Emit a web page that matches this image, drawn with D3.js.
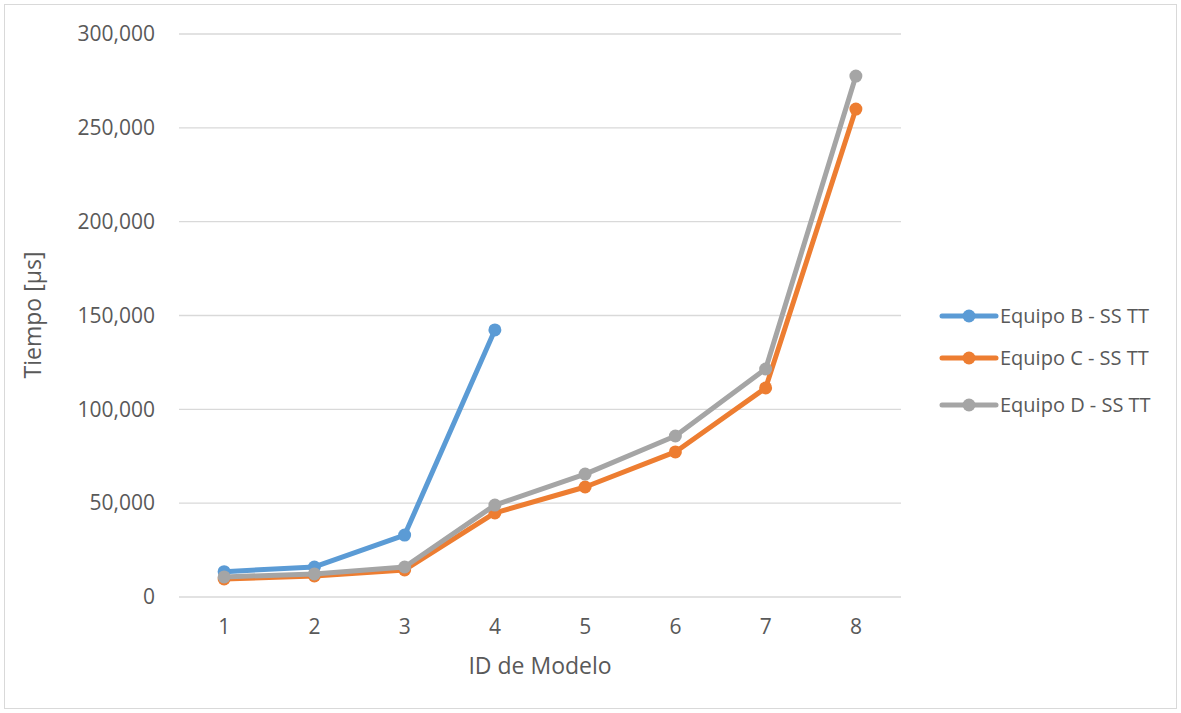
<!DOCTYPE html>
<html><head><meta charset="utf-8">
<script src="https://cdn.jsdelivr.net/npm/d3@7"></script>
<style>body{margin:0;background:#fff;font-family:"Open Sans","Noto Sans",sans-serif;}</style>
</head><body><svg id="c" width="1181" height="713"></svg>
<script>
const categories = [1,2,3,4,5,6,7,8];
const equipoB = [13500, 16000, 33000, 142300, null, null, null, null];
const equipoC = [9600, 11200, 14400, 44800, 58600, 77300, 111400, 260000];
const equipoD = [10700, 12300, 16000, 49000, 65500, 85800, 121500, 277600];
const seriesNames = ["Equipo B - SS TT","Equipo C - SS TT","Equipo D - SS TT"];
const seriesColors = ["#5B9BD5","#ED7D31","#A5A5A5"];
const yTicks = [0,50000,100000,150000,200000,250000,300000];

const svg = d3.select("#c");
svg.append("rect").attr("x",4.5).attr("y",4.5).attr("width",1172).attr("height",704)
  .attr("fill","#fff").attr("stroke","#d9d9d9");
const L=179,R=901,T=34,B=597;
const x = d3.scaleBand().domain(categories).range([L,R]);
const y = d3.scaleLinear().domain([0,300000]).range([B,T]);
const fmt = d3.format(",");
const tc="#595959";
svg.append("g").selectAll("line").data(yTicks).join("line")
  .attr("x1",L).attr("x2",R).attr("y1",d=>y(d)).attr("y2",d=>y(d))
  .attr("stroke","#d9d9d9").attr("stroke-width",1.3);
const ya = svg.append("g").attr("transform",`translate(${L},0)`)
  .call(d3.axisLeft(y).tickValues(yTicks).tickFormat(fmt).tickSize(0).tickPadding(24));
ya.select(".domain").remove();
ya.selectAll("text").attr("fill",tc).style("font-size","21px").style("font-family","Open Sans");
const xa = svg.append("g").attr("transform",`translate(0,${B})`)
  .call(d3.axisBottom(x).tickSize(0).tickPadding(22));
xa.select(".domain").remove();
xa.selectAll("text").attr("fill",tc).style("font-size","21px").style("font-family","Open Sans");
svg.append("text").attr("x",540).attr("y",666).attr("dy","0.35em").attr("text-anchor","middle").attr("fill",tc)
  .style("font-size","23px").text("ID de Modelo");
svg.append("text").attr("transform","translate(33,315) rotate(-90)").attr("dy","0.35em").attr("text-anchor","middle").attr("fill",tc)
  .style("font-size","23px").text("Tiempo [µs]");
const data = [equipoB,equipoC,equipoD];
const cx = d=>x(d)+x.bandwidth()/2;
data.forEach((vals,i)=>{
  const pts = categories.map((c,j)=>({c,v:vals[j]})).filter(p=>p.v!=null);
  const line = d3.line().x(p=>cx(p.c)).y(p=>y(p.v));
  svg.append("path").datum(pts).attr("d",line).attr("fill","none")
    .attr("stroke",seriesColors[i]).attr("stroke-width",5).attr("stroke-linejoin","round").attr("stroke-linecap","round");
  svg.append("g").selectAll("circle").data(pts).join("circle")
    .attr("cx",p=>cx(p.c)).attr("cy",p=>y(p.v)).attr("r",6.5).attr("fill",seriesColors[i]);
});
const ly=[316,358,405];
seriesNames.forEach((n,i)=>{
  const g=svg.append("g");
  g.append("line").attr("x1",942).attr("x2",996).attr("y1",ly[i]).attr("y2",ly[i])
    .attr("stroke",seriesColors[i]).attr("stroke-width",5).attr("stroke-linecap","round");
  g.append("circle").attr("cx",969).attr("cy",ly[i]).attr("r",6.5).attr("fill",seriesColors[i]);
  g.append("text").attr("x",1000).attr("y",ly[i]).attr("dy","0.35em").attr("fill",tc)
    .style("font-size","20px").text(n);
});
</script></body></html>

::::

Instructions to follow: Every line from the start of the listing above through the line with "const yTicks = [0,50000,100000,150000,200000,250000,300000];" should be repeated exactly; skip the pictures and add nothing else.

Response below:
Emit a web page that matches this image, drawn with D3.js.
<!DOCTYPE html>
<html><head><meta charset="utf-8">
<script src="https://cdn.jsdelivr.net/npm/d3@7"></script>
<style>body{margin:0;background:#fff;font-family:"Open Sans","Noto Sans",sans-serif;}</style>
</head><body><svg id="c" width="1181" height="713"></svg>
<script>
const categories = [1,2,3,4,5,6,7,8];
const equipoB = [13500, 16000, 33000, 142300, null, null, null, null];
const equipoC = [9600, 11200, 14400, 44800, 58600, 77300, 111400, 260000];
const equipoD = [10700, 12300, 16000, 49000, 65500, 85800, 121500, 277600];
const seriesNames = ["Equipo B - SS TT","Equipo C - SS TT","Equipo D - SS TT"];
const seriesColors = ["#5B9BD5","#ED7D31","#A5A5A5"];
const yTicks = [0,50000,100000,150000,200000,250000,300000];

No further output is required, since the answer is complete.